Greg J. Given, “How Coherent is the Ignatian Middle Recension? The View from the Coptic Versions of Letters of Ignatius,” ETL 98.3 (2022) 481-502. [Open Access]

Over the past century and a half, most scholars have presumed that the earliest Greek text of the letters of Ignatius is a seven-letter collection known as the ‘Middle Recension’. This article aims to trouble the three-recension model of the textual transmission of the Ignatian letters, which undergirds this consensus. First, the article presents an overview of the manuscript witnesses to the ‘Middle Recension’, illustrating the diverse texts collected together under the umbrella of this purportedly singular ‘recension’. Then the article takes a close look at the two extant Coptic versions of the letters of Ignatius, which present unique selections and arrangements of the collection unaccounted for by the three-recension model. These versions also contain distinctive textual variants that evince interpretive engagement and further illustrate the model’s heuristic limitations. Instead of interpreting the Coptic versions as mere witnesses to the Greek text, the article argues that the Coptic texts represent valuable evidence for the processes by which the memory of the earliest period of Christianity was re-crafted to constitute a usable past in late antique and medieval Egypt.
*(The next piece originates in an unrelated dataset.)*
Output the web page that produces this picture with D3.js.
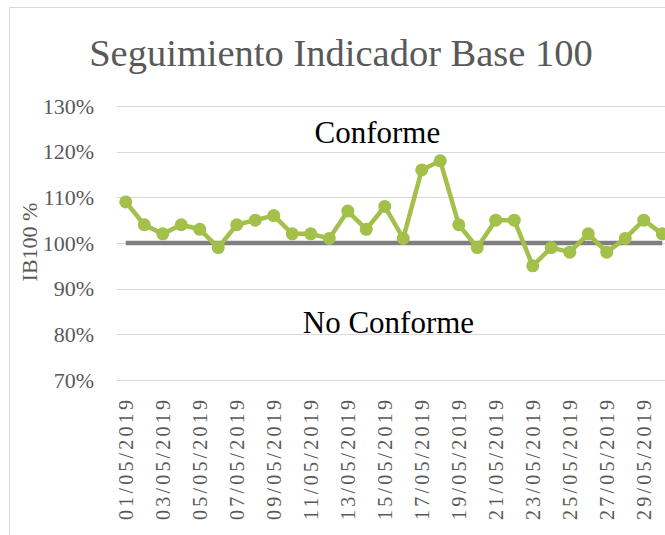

Dan Batovici, “Apostolic by Proxy: Corpora, editiones minores, and Networks of Texts,” ETL 98.3 (2022) 503-524.

This article discusses the pre-modern basis for the otherwise modern AF corpus. To that end, it offers an overview of the manuscript witnesses in Greek, Latin, and Syriac, and shows that the AF were already connected in various ways (albeit as a network of texts rather than a closed list), and moreover that the information preserved in paratext often connects the AF with the apostles. Furthermore, it argues that the view from early Christian studies, focusing for the last hundred years mostly on the Greek and adopting what was initially an editio minor as the AF ‘canon’, obscures the understanding of how these texts were perused and associated with other texts in various late antique and medieval Christian contexts.